Excel BI - Excel Challenge 774

excel-challenges
excel-formulas
🔰 List the names which have common words in other names also along with common words.
Published

March 24, 2026

Illustration for Excel BI - Excel Challenge 774

Challenge Description

🔰 List the names which have common words in other names also along with common words.

Solutions

library(tidyverse)
library(readxl)

path = "Excel/700-799/774/774 Names Having Common Words.xlsx"
input = read_excel(path, range = "A2:A22")
test  = read_excel(path, range = "C2:D18") %>% arrange(Words, Names)

common_words = input %>%
  mutate(id = row_number()) %>%
  separate_rows(Names, sep = " ") %>%
  count(Names, sort = TRUE) %>%
  filter(n > 1) %>%
  pull(Names)

result = expand.grid(common_words, input$Names, stringsAsFactors = F) %>%
  filter(str_detect(Var2, Var1)) %>%
  arrange(Var1, Var2)

all.equal(result, test, check.names = FALSE, check.attributes = FALSE)
#<> [1] TRUE
  • Logic: Read the workbook ranges needed for the challenge; Derive the required intermediate columns; Parse the packed text or string structure.
  • Strengths: The code maps the workbook rule into a compact, reproducible pipeline.
  • Areas for Improvement: The solution assumes the workbook layout and selected ranges remain stable, so any structural change in the sheet would require small adjustments.
  • Gem: The elegant part is how little code is needed once the correct intermediate representation is chosen.
import pandas as pd

path = "700-799/774/774 Names Having Common Words.xlsx"
input = pd.read_excel(path, usecols="A", skiprows=1, nrows=20, names=["Names"])
test = pd.read_excel(path, usecols="C:D", skiprows=1, nrows=16, names=["Words", "Names"])\
    .sort_values(["Words", "Names"]).reset_index(drop=True)

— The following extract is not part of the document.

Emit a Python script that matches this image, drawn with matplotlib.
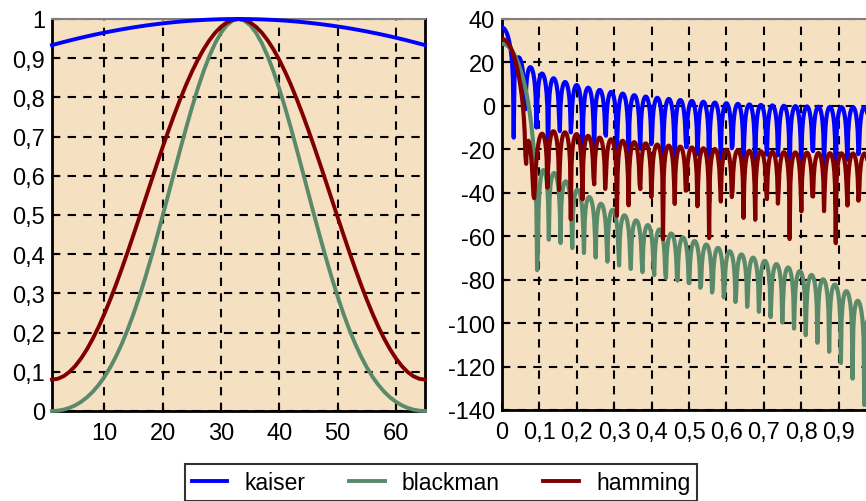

common_words = pd.Series(' '.join(input['Names']).split()).value_counts()
common_words = common_words[common_words > 1].index.tolist()

result = pd.DataFrame([(word, name) for word in common_words for name in input['Names'] if word in str(name)],
                      columns=['Words', 'Names'])
result = result.sort_values(['Words', 'Names']).reset_index(drop=True)

print(result.equals(test)) # True

The Python version keeps the algorithm explicit, which helps when the challenge depends on a greedy or iterative rule.

Difficulty Level

Easy / Medium

The business rule is clear, though the workbook still needs a few transformation steps to reach the expected output.